Given data:
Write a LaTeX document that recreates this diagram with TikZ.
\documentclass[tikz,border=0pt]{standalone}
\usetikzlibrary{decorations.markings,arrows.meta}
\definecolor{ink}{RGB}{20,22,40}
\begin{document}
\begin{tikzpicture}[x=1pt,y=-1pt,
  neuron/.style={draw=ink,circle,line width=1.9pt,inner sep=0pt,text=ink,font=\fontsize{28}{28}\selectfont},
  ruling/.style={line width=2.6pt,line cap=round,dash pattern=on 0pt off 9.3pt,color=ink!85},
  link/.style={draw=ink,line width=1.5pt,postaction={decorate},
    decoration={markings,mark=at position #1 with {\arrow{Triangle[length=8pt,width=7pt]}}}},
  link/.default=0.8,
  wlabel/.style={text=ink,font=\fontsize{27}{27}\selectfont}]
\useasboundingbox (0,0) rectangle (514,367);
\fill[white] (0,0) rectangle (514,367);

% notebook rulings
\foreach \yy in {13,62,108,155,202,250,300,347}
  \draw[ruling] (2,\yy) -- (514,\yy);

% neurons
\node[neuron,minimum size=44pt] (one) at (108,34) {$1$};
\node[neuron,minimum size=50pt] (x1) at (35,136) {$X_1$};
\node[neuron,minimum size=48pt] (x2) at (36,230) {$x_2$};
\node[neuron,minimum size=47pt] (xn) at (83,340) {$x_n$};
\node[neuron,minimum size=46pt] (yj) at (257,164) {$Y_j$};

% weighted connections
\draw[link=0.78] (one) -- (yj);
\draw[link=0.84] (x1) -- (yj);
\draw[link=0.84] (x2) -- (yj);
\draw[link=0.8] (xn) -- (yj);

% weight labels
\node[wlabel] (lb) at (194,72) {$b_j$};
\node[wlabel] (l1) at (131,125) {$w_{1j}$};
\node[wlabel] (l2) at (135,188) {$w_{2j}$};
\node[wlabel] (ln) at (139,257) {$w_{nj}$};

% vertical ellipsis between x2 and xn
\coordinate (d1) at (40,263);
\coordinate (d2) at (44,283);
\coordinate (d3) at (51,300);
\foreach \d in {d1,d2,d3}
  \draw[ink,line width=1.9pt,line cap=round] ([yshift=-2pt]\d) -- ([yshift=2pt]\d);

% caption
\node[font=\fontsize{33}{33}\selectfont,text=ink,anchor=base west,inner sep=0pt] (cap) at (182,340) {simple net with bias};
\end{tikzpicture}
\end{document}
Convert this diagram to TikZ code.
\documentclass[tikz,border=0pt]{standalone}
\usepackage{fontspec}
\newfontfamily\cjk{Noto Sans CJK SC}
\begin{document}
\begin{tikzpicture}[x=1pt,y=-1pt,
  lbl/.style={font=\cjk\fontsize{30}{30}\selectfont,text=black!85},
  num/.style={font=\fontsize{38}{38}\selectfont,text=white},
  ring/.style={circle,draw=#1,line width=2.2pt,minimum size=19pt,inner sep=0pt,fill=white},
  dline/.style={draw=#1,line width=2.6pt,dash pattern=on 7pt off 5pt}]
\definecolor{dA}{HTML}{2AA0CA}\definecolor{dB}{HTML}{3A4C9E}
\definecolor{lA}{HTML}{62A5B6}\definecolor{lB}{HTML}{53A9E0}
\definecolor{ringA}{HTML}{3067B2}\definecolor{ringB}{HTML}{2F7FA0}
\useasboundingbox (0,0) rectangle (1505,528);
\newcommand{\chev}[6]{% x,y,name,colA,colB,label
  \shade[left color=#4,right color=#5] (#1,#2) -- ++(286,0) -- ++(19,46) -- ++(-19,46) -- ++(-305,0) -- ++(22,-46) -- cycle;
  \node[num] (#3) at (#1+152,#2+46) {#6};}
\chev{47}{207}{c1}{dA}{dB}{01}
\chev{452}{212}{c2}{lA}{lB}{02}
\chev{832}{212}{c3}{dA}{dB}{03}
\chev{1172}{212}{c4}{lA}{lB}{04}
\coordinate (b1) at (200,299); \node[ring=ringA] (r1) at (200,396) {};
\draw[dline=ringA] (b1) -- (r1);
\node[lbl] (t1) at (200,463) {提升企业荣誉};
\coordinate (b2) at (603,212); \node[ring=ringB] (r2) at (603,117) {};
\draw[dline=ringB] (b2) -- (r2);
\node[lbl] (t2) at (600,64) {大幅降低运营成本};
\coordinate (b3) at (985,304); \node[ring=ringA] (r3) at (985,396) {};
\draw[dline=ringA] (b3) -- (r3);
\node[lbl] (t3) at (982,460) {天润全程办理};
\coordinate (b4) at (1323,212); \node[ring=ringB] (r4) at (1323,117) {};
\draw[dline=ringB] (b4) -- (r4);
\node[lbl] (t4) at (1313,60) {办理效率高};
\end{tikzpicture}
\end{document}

Set exercise:
Every line of the records above needs to be given again exactly.

Response for this exercise:
Write a LaTeX document that recreates this diagram with TikZ.
\documentclass[tikz,border=0pt]{standalone}
\usetikzlibrary{decorations.markings,arrows.meta}
\definecolor{ink}{RGB}{20,22,40}
\begin{document}
\begin{tikzpicture}[x=1pt,y=-1pt,
  neuron/.style={draw=ink,circle,line width=1.9pt,inner sep=0pt,text=ink,font=\fontsize{28}{28}\selectfont},
  ruling/.style={line width=2.6pt,line cap=round,dash pattern=on 0pt off 9.3pt,color=ink!85},
  link/.style={draw=ink,line width=1.5pt,postaction={decorate},
    decoration={markings,mark=at position #1 with {\arrow{Triangle[length=8pt,width=7pt]}}}},
  link/.default=0.8,
  wlabel/.style={text=ink,font=\fontsize{27}{27}\selectfont}]
\useasboundingbox (0,0) rectangle (514,367);
\fill[white] (0,0) rectangle (514,367);

% notebook rulings
\foreach \yy in {13,62,108,155,202,250,300,347}
  \draw[ruling] (2,\yy) -- (514,\yy);

% neurons
\node[neuron,minimum size=44pt] (one) at (108,34) {$1$};
\node[neuron,minimum size=50pt] (x1) at (35,136) {$X_1$};
\node[neuron,minimum size=48pt] (x2) at (36,230) {$x_2$};
\node[neuron,minimum size=47pt] (xn) at (83,340) {$x_n$};
\node[neuron,minimum size=46pt] (yj) at (257,164) {$Y_j$};

% weighted connections
\draw[link=0.78] (one) -- (yj);
\draw[link=0.84] (x1) -- (yj);
\draw[link=0.84] (x2) -- (yj);
\draw[link=0.8] (xn) -- (yj);

% weight labels
\node[wlabel] (lb) at (194,72) {$b_j$};
\node[wlabel] (l1) at (131,125) {$w_{1j}$};
\node[wlabel] (l2) at (135,188) {$w_{2j}$};
\node[wlabel] (ln) at (139,257) {$w_{nj}$};

% vertical ellipsis between x2 and xn
\coordinate (d1) at (40,263);
\coordinate (d2) at (44,283);
\coordinate (d3) at (51,300);
\foreach \d in {d1,d2,d3}
  \draw[ink,line width=1.9pt,line cap=round] ([yshift=-2pt]\d) -- ([yshift=2pt]\d);

% caption
\node[font=\fontsize{33}{33}\selectfont,text=ink,anchor=base west,inner sep=0pt] (cap) at (182,340) {simple net with bias};
\end{tikzpicture}
\end{document}
Convert this diagram to TikZ code.
\documentclass[tikz,border=0pt]{standalone}
\usepackage{fontspec}
\newfontfamily\cjk{Noto Sans CJK SC}
\begin{document}
\begin{tikzpicture}[x=1pt,y=-1pt,
  lbl/.style={font=\cjk\fontsize{30}{30}\selectfont,text=black!85},
  num/.style={font=\fontsize{38}{38}\selectfont,text=white},
  ring/.style={circle,draw=#1,line width=2.2pt,minimum size=19pt,inner sep=0pt,fill=white},
  dline/.style={draw=#1,line width=2.6pt,dash pattern=on 7pt off 5pt}]
\definecolor{dA}{HTML}{2AA0CA}\definecolor{dB}{HTML}{3A4C9E}
\definecolor{lA}{HTML}{62A5B6}\definecolor{lB}{HTML}{53A9E0}
\definecolor{ringA}{HTML}{3067B2}\definecolor{ringB}{HTML}{2F7FA0}
\useasboundingbox (0,0) rectangle (1505,528);
\newcommand{\chev}[6]{% x,y,name,colA,colB,label
  \shade[left color=#4,right color=#5] (#1,#2) -- ++(286,0) -- ++(19,46) -- ++(-19,46) -- ++(-305,0) -- ++(22,-46) -- cycle;
  \node[num] (#3) at (#1+152,#2+46) {#6};}
\chev{47}{207}{c1}{dA}{dB}{01}
\chev{452}{212}{c2}{lA}{lB}{02}
\chev{832}{212}{c3}{dA}{dB}{03}
\chev{1172}{212}{c4}{lA}{lB}{04}
\coordinate (b1) at (200,299); \node[ring=ringA] (r1) at (200,396) {};
\draw[dline=ringA] (b1) -- (r1);
\node[lbl] (t1) at (200,463) {提升企业荣誉};
\coordinate (b2) at (603,212); \node[ring=ringB] (r2) at (603,117) {};
\draw[dline=ringB] (b2) -- (r2);
\node[lbl] (t2) at (600,64) {大幅降低运营成本};
\coordinate (b3) at (985,304); \node[ring=ringA] (r3) at (985,396) {};
\draw[dline=ringA] (b3) -- (r3);
\node[lbl] (t3) at (982,460) {天润全程办理};
\coordinate (b4) at (1323,212); \node[ring=ringB] (r4) at (1323,117) {};
\draw[dline=ringB] (b4) -- (r4);
\node[lbl] (t4) at (1313,60) {办理效率高};
\end{tikzpicture}
\end{document}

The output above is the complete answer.